▶ **Request**
Take the lines beginning with the one that contains "Output the Python" and ending with the one that contains "top_label_y = [10,11,13,17,25]", and set them down exactly. Omit all pictures.

▶ **Records to process**

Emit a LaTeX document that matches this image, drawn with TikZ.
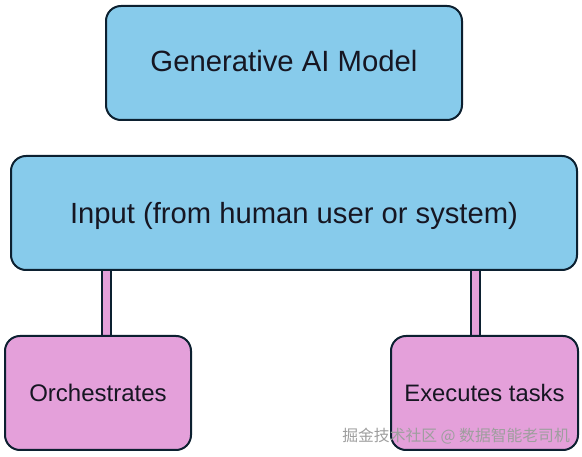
\documentclass[tikz,border=0pt]{standalone}
\usepackage{fontspec}
\setmainfont{Liberation Sans}
\newfontfamily\cjkfont{Noto Sans CJK SC}
\usetikzlibrary{calc,backgrounds}
\definecolor{boxblue}{RGB}{135,203,235}
\definecolor{boxpink}{RGB}{228,160,218}
\definecolor{edgecol}{RGB}{12,32,48}
\definecolor{txtcol}{RGB}{22,22,34}
\tikzset{
  box/.style={draw=edgecol, line width=2pt, rounded corners=15pt, inner sep=0pt, text=txtcol},
  bluebox/.style={box, fill=boxblue},
  pinkbox/.style={box, fill=boxpink},
  bar/.style={draw=edgecol, line width=1.8pt, double=boxpink, double distance=7.5pt},
}
\begin{document}
\begin{tikzpicture}[x=1pt,y=-1pt]
\useasboundingbox (0,0) rectangle (582,457);
\node[bluebox, minimum width=356pt, minimum height=114pt, text height=21.3pt, text depth=4pt, font=\fontsize{29.3}{33}\selectfont] (gen) at (284,63) {Generative AI Model};
\node[bluebox, minimum width=566pt, minimum height=114pt, text height=27.5pt, text depth=6.2pt, font=\fontsize{29.2}{33}\selectfont] (inp) at (294,213) {Input (from human user or system)};
\node[pinkbox, minimum width=186pt, minimum height=114pt, font=\fontsize{24}{28}\selectfont] (orch) at (98,393) {Orchestrates};
\node[pinkbox, minimum width=187pt, minimum height=114pt, font=\fontsize{23.8}{28}\selectfont] (exec) at (484.5,393) {Executes tasks};
\coordinate (l1) at ($(orch.north)+(8.5,0)$);
\coordinate (r1) at ($(exec.north)+(-9,0)$);
\begin{scope}[on background layer]
  \draw[bar] (l1 |- inp.south) -- (l1);
  \draw[bar] (r1 |- inp.south) -- (r1);
\end{scope}
\node[anchor=east, text=white!62!black, font=\cjkfont\fontsize{15.8}{18}\selectfont, inner sep=0pt] (wm) at (570,436) {掘金技术社区 @ 数据智能老司机};
\end{tikzpicture}
\end{document}
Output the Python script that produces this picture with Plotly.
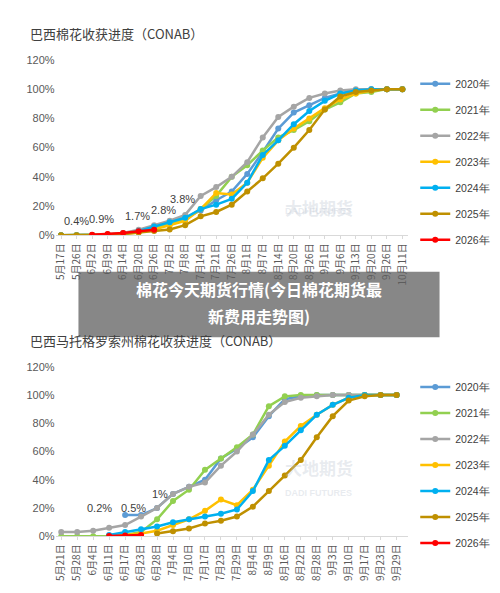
import plotly.graph_objects as go

years = ["2020年", "2021年", "2022年", "2023年", "2024年", "2025年", "2026年"]
colors = ["#5B9BD5", "#92D050", "#A5A5A5", "#FFC000", "#00B0F0", "#BF9000", "#FF0000"]
N = None

top_dates = ["5月17日","5月26日","6月2日","6月9日","6月14日","6月20日","6月26日","7月2日","7月8日","7月14日",
             "7月21日","7月26日","8月1日","8月7日","8月14日","8月20日","8月26日","9月1日","9月6日","9月13日",
             "9月20日","9月26日","10月11日"]
top_2020 = [0,0,0,0.5,1,3,6,9,12,17,24,30,42,57,73,84,89,94,97,99,100,100,100]
top_2021 = [0,0,0.3,0.6,1.5,3,5,8,11,18,27,40,48,58,67,72,78,86,91,97,98,100,100]
top_2022 = [0,0,0.3,0.7,1.7,3.8,7,10,14,27,33,40,50,67,81,88,94,97,99,100,100,100,100]
top_2023 = [0,0,0,0.5,1,2,4,7,10,18,29,28,36,53,65,73,80,87,93,97,99,100,100]
top_2024 = [0,0,0,0.5,1,3,6,9,12,18,21,25,36,55,65,76,85,92,97,99,100,100,100]
top_2025 = [0,0,0,0.4,1,2,3,4,7,13,16,21,30,39,49,60,72,86,95,98,99,100,100]
top_2026 = [N,N,0.4,0.9,1.7,2.8,3.8]
top_labels = ["0.4%","0.9%","1.7%","2.8%","3.8%"]
top_label_x = [1.0,2.6,4.9,6.6,7.8]
top_label_y = [10,11,13,17,25]

bot_dates = ["5月21日","5月28日","6月4日","6月11日","6月17日","6月23日","6月28日","7月4日","7月10日","7月17日",
             "7月23日","7月29日","8月4日","8月9日","8月16日","8月22日","8月28日","9月3日","9月10日","9月17日",
             "9月23日","9月29日"]
bot_2020 = [N,N,N,N,15,15,20,30,35,40,55,62,70,85,97,99,100,100,100,100,100,100]
bot_2021 = [0,0,0,0,1,3,12,25,33,47,55,63,72,92,99,100,100,100,100,100,100,100]
bot_2022 = [3,3,4,6,8,14,20,30,35,38,50,60,72,86,95,98,99,100,100,100,100,100]
bot_2023 = [N,N,N,0,1,2,4,8,12,18,26,22,33,50,67,78,86,93,98,100,100,100]
bot_2024 = [N,N,N,1,3,5,7,10,12,14,16,19,32,54,64,75,86,93,98,100,100,100]
bot_2025 = [N,N,N,N,N,N,2,3.5,5.5,9,11,14,21,32,43,54,70,85,96,99,100,100]
bot_2026 = [N,N,N,0.2,0.5,1]
bot_labels = ["0.2%","0.5%","1%"]
bot_label_x = [2.4,4.5,6.2]
bot_label_y = [20,20,30]

y_ticks = [0, 20, 40, 60, 80, 100, 120]
y_ticktext = ["0%", "20%", "40%", "60%", "80%", "100%", "120%"]

top_series = [top_2020,top_2021,top_2022,top_2023,top_2024,top_2025,top_2026]
bot_series = [bot_2020,bot_2021,bot_2022,bot_2023,bot_2024,bot_2025,bot_2026]

fig = go.Figure()
for i, (name, c) in enumerate(zip(years, colors)):
    fig.add_trace(go.Scatter(x=list(range(len(top_series[i]))), y=top_series[i], name=name, mode="lines+markers",
                             line=dict(color=c, width=2.5), marker=dict(size=6, color=c),
                             xaxis="x", yaxis="y", legend="legend", legendgroup="t"+name))
for i, (name, c) in enumerate(zip(years, colors)):
    fig.add_trace(go.Scatter(x=list(range(len(bot_series[i]))), y=bot_series[i], name=name, mode="lines+markers",
                             line=dict(color=c, width=2.5), marker=dict(size=6, color=c),
                             xaxis="x2", yaxis="y2", legend="legend2", legendgroup="b"+name))

tick_font = dict(family="Noto Sans CJK SC", size=10, color="#595959")
ax_common = dict(tickmode="array", tickangle=-90, showgrid=False, showline=True, linecolor="#D9D9D9",
                 ticks="outside", ticklen=3, tickcolor="#D9D9D9", tickfont=tick_font, zeroline=False)
y_common = dict(range=[0, 120], tickmode="array", tickvals=y_ticks, ticktext=y_ticktext, showgrid=False,
                showline=False, zeroline=False, tickfont=dict(family="Liberation Sans", size=11, color="#595959"))

leg_font = dict(family="Liberation Sans", size=10.5, color="#404040")
fig.update_layout(
    width=500, height=593, margin=dict(l=0, r=0, t=0, b=0), paper_bgcolor="white", plot_bgcolor="white",
    xaxis=dict(domain=[0.09, 0.8], range=[-0.35, 22.35], tickvals=list(range(len(top_dates))), ticktext=top_dates,
               anchor="y", **ax_common),
    yaxis=dict(domain=[0.619, 0.921], anchor="x", **y_common),
    xaxis2=dict(domain=[0.09, 0.8], range=[-0.35, 21.7], tickvals=list(range(len(bot_dates))), ticktext=bot_dates,
                anchor="y2", **ax_common),
    yaxis2=dict(domain=[0.101, 0.393], anchor="x2", **y_common),
    legend=dict(x=0.815, y=0.905, yanchor="top", tracegroupgap=7, font=leg_font, itemwidth=30),
    legend2=dict(x=0.815, y=0.383, yanchor="top", tracegroupgap=7, font=leg_font, itemwidth=30),
    showlegend=True,
)

ann = []
title_font = dict(family="Noto Sans CJK SC", size=13, color="#404040")
ann.append(dict(text="巴西棉花收获进度（CONAB）", x=0.035, y=1-20/593, xref="paper", yref="paper",
                xanchor="left", yanchor="middle", showarrow=False, font=title_font))
ann.append(dict(text="巴西马托格罗索州棉花收获进度（CONAB）", x=0.035, y=1-333/593, xref="paper", yref="paper",
                xanchor="left", yanchor="middle", showarrow=False, font=title_font))
for t, xx, yy in zip(top_labels, top_label_x, top_label_y):
    ann.append(dict(text=t, x=xx, y=yy, xref="x", yref="y", showarrow=False,
                    font=dict(family="Liberation Sans", size=11, color="#404040")))
for t, xx, yy in zip(bot_labels, bot_label_x, bot_label_y):
    ann.append(dict(text=t, x=xx, y=yy, xref="x2", yref="y2", showarrow=False,
                    font=dict(family="Liberation Sans", size=11, color="#404040")))
wm = dict(family="Noto Sans CJK SC", size=17, color="rgba(190,198,210,0.35)")
wm2 = dict(family="Liberation Sans", size=9, color="rgba(190,198,210,0.35)")
for yc in [183, 478]:
    ann.append(dict(text="<b>大地期货</b>", x=0.62, y=1-yc/593, xref="paper", yref="paper", showarrow=False, font=wm))
    ann.append(dict(text="<b>DADI FUTURES</b>", x=0.62, y=1-(yc+18)/593, xref="paper", yref="paper", showarrow=False, font=wm2))
ann.append(dict(text="<b>棉花今天期货行情(今日棉花期货最</b>", x=0.5, y=1-281/593, xref="paper", yref="paper",
                showarrow=False, font=dict(family="Noto Sans CJK SC", size=16, color="white")))
ann.append(dict(text="<b>新费用走势图)</b>", x=0.5, y=1-308/593, xref="paper", yref="paper",
                showarrow=False, font=dict(family="Noto Sans CJK SC", size=16, color="white")))
fig.update_layout(annotations=ann)
fig.add_shape(type="rect", xref="paper", yref="paper", x0=0.136, x1=0.864, y0=1-330/593, y1=1-263/593,
              fillcolor="rgba(95,95,95,0.75)", line=dict(width=0), layer="above")
fig.write_html("out.html")
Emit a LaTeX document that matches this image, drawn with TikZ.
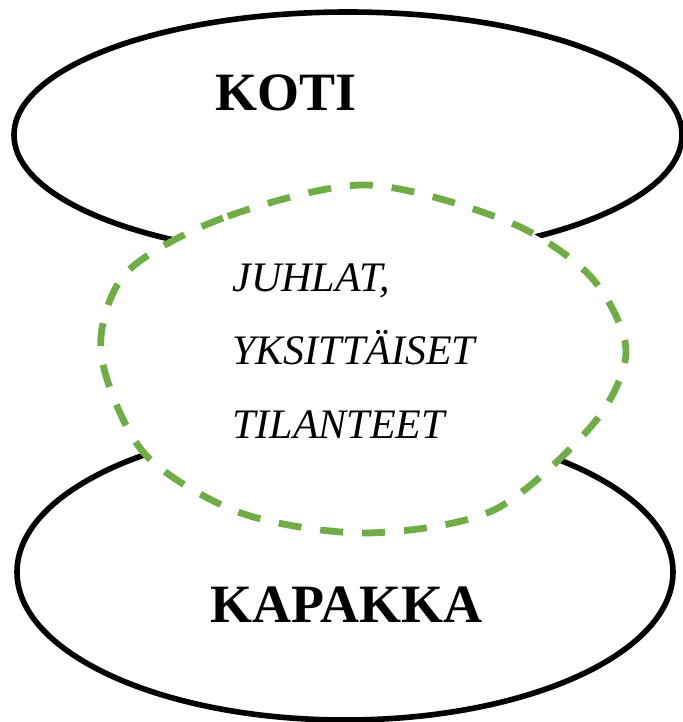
\documentclass[tikz,border=0pt]{standalone}
\usepackage{fontspec}
\setmainfont{Liberation Serif}
\definecolor{officegreen}{HTML}{70AD47}
\begin{document}
\begin{tikzpicture}[x=0.5pt,y=-0.5pt]
% Draw the frame
\useasboundingbox (0,0) rectangle (683,722);
\tikzset{place line/.style={line width=2.8pt, color=black}}
\tikzset{overlap line/.style={line width=3.4pt, color=officegreen, dash pattern=on 11.5pt off 9.5pt, fill=white}}
\tikzset{place label/.style={anchor=base west, inner sep=0pt, font=\fontsize{27}{32}\selectfont\bfseries}}
\tikzset{overlap label/.style={anchor=base west, inner sep=0pt, font=\fontsize{21}{25}\selectfont\itshape}}

% the places
\draw[place line] (348,135) ellipse [x radius=167pt, y radius=61.5pt];
\draw[place line] (345,572) ellipse [x radius=164pt, y radius=74pt];

% the overlap -- drawn on top, white inside
\draw[overlap line] plot[smooth cycle, tension=0.5] coordinates {
(366,185) (223,218) (126,273) (101,353) (144,453) (241,513) (366,533)
(494,510) (594,423) (626,350) (591,277) (509,222)};

% the names
\node[place label] (koti) at (215,111) {KOTI};
\node[place label] (kapakka) at (210,622) {KAPAKKA};
\node[overlap label] (juhlat) at (232,291) {JUHLAT,};
\node[overlap label] (yksittaiset) at (232,364) {YKSITTÄISET};
\node[overlap label] (tilanteet) at (232,438) {TILANTEET};
\end{tikzpicture}
\end{document}
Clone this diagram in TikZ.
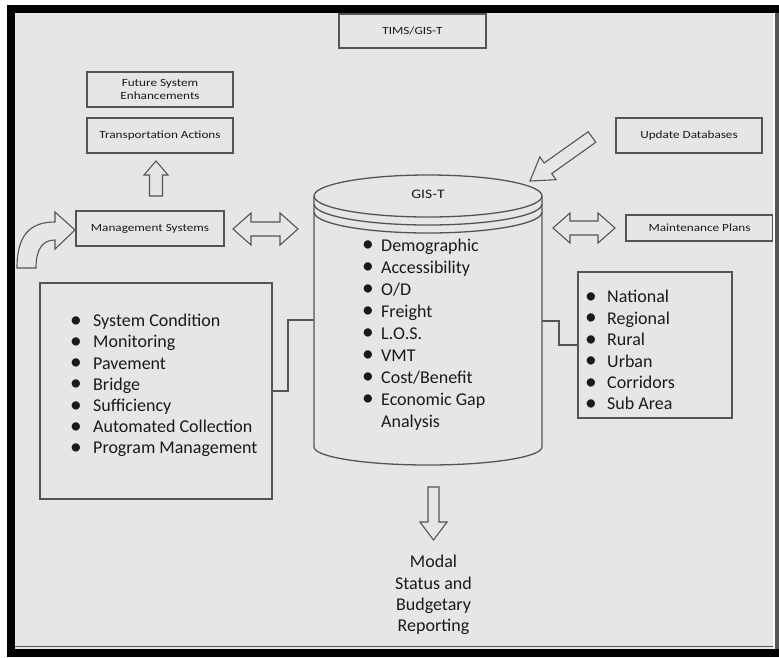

▶ **Solution to this exercise**
Output the Python script that produces this picture with Plotly.
import plotly.graph_objects as go

years = ["2020年", "2021年", "2022年", "2023年", "2024年", "2025年", "2026年"]
colors = ["#5B9BD5", "#92D050", "#A5A5A5", "#FFC000", "#00B0F0", "#BF9000", "#FF0000"]
N = None

top_dates = ["5月17日","5月26日","6月2日","6月9日","6月14日","6月20日","6月26日","7月2日","7月8日","7月14日",
             "7月21日","7月26日","8月1日","8月7日","8月14日","8月20日","8月26日","9月1日","9月6日","9月13日",
             "9月20日","9月26日","10月11日"]
top_2020 = [0,0,0,0.5,1,3,6,9,12,17,24,30,42,57,73,84,89,94,97,99,100,100,100]
top_2021 = [0,0,0.3,0.6,1.5,3,5,8,11,18,27,40,48,58,67,72,78,86,91,97,98,100,100]
top_2022 = [0,0,0.3,0.7,1.7,3.8,7,10,14,27,33,40,50,67,81,88,94,97,99,100,100,100,100]
top_2023 = [0,0,0,0.5,1,2,4,7,10,18,29,28,36,53,65,73,80,87,93,97,99,100,100]
top_2024 = [0,0,0,0.5,1,3,6,9,12,18,21,25,36,55,65,76,85,92,97,99,100,100,100]
top_2025 = [0,0,0,0.4,1,2,3,4,7,13,16,21,30,39,49,60,72,86,95,98,99,100,100]
top_2026 = [N,N,0.4,0.9,1.7,2.8,3.8]
top_labels = ["0.4%","0.9%","1.7%","2.8%","3.8%"]
top_label_x = [1.0,2.6,4.9,6.6,7.8]
top_label_y = [10,11,13,17,25]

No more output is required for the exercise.